While NASA's Messenger Probe may be gone, having crashed into the surface of Mercury, the data it collected is still providing scientists with a wealth of knowledge on the planet that is closest to our Sun.  According to data sent back from Messenger, the magnetic field of the little planet is almost four billion years old.

The discovery has helped scientists piece together the history of Mercury, a planet that up until now we knew very little about.

"The science from these recent observations is really interesting and what we have learned about the magnetic field is just the first part of it," said Catherine Johnson, planetary scientist from University of British Columbia and lead author of the study.

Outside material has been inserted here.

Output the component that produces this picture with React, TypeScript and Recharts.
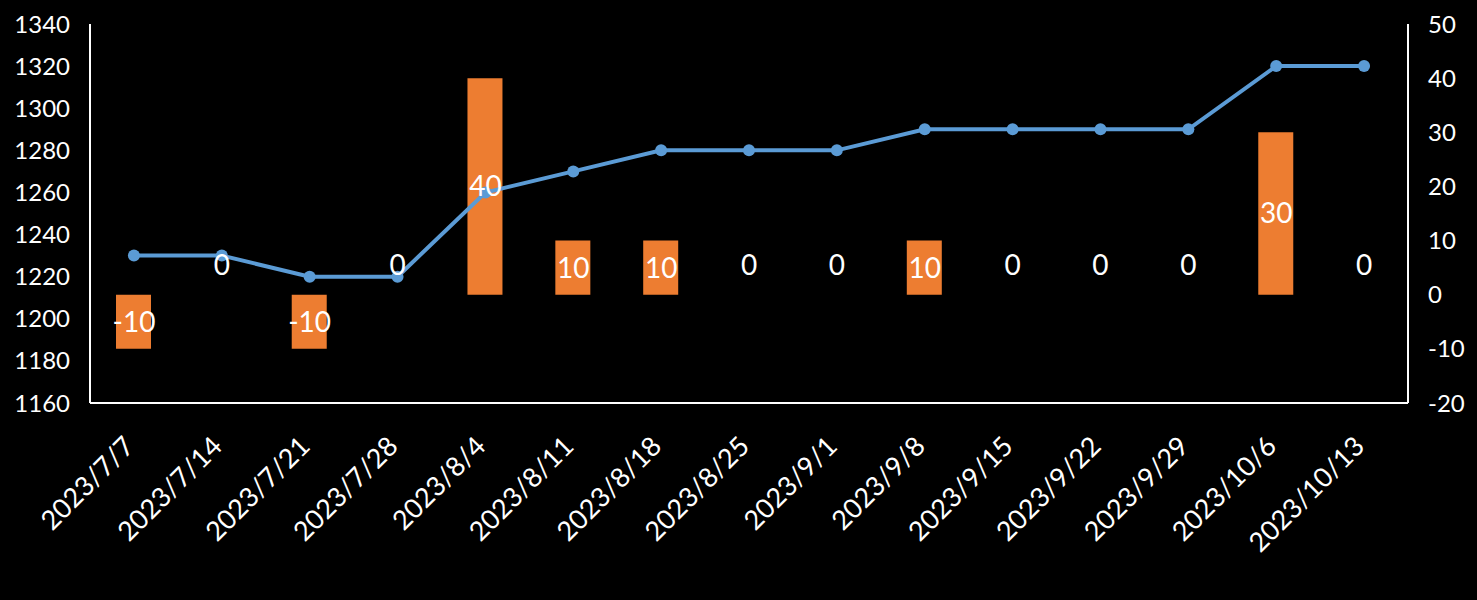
import { ComposedChart, Bar, Line, XAxis, YAxis, LabelList } from "recharts";

const FONT = "Lato, 'Open Sans', sans-serif";

const dates = [
  "2023/7/7", "2023/7/14", "2023/7/21", "2023/7/28", "2023/8/4",
  "2023/8/11", "2023/8/18", "2023/8/25", "2023/9/1", "2023/9/8",
  "2023/9/15", "2023/9/22", "2023/9/29", "2023/10/6", "2023/10/13",
];
const prices = [1230, 1230, 1220, 1220, 1260, 1270, 1280, 1280, 1280, 1290, 1290, 1290, 1290, 1320, 1320];
const changes = [-10, 0, -10, 0, 40, 10, 10, 0, 0, 10, 0, 0, 0, 30, 0];
const leftTicks = [1160, 1180, 1200, 1220, 1240, 1260, 1280, 1300, 1320, 1340];
const rightTicks = [-20, -10, 0, 10, 20, 30, 40, 50];

// label sits mid-bar; zero bars get their label just above the baseline
const data = dates.map((date, i) => ({
  date,
  price: prices[i],
  change: changes[i],
  labelPos: changes[i] === 0 ? 5.5 : changes[i] / 2,
}));

function DateTick({ x, y, payload }: any) {
  const ax = x + 2;
  const ay = y + 45;
  return (
    <text
      x={ax}
      y={ay}
      transform={`rotate(-45, ${ax}, ${ay})`}
      textAnchor="end"
      fill="#fff"
      fontSize={27}
      fontFamily={FONT}
    >
      {payload.value}
    </text>
  );
}

export default function App() {
  const tickStyle = { fill: "#fff", fontSize: 24, fontFamily: FONT };
  return (
    <div style={{ position: "absolute", left: 0, top: 0, width: 1477, height: 600, background: "#000" }}>
      <ComposedChart width={1477} height={600} data={data} margin={{ top: 24, right: 0, bottom: 0, left: 0 }}>
        <XAxis
          dataKey="date"
          height={197}
          interval={0}
          axisLine={{ stroke: "#fff", strokeWidth: 2 }}
          tickLine={false}
          tickSize={0}
          tickMargin={0}
          tick={<DateTick />}
        />
        <YAxis
          yAxisId="left"
          orientation="left"
          width={90}
          domain={[1160, 1340]}
          ticks={leftTicks}
          axisLine={{ stroke: "#fff", strokeWidth: 2 }}
          tickLine={false}
          tickSize={0}
          tickMargin={20}
          tick={tickStyle}
        />
        <YAxis
          yAxisId="right"
          orientation="right"
          width={69}
          domain={[-20, 50]}
          ticks={rightTicks}
          axisLine={{ stroke: "#fff", strokeWidth: 2 }}
          tickLine={false}
          tickSize={0}
          tickMargin={20}
          tick={tickStyle}
        />
        <Bar yAxisId="right" dataKey="change" fill="#ED7D31" barSize={35} isAnimationActive={false} />
        <Line
          yAxisId="left"
          dataKey="price"
          stroke="#5B9BD5"
          strokeWidth={4}
          dot={{ r: 6, fill: "#5B9BD5", stroke: "none" }}
          activeDot={false}
          isAnimationActive={false}
        />
        <Line
          yAxisId="right"
          dataKey="labelPos"
          stroke="none"
          dot={false}
          activeDot={false}
          isAnimationActive={false}
        >
          <LabelList dataKey="change" position="center" fill="#fff" fontSize={28} fontFamily={FONT} />
        </Line>
      </ComposedChart>
    </div>
  );
}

Scientists have known for some time that the magnetic field of Mercury is very similar to the magnetic field here on Earth, only weaker.  Mercury is the only planet besides Earth in the inner solar system with such a magnetic field.  There is evidence that Mars once had a magnetic field but it vanished at some point over three billion years ago.

When Messenger flew close to the planet, its magnetometer collected data on the magnetism of rocks on Mercury's surface.  The signals revealed that Mercury's magnetic field is very ancient, between 3.7 and 3.9 billion years old.  The planet itself formed at around the same time of the Earth, just over 4.5 billion years ago.

"If we did not have these recent observations, we would never have known how Mercury's magnetic field evolved over time," Johnson added.

NASA's Messenger probe originally left Earth in 2004 and first reached Mercury in 2008.  In 2011, the probe moved in orbit and remained there for four years sending back valuable data to scientists before the mission finally came to end when Messenger ran out of fuel and crashed onto the surface.

To learn about Mercury's magnetic field, scientists used data obtained by Messenger in the fall of 2014 and 2015 when the probe flew incredibly close to the planet's surface, at altitudes as low as 15 kilometers. 

"It's quite a risky thing to do because if you get it wrong, you wind up in the planet a little too early," said study lead author Catherine Johnson, a geophysicist at the University of British Columbia in Vancouver, Canada.

The Earth also has a liquid outer core that powers its magnetic field -- which is roughly 100 times stronger than Mercury's -- so teasing apart the story of Mercury's magnetic field could help shed more light on our own, Johnson said.

The paper presenting the findings was published in the journal Science Express.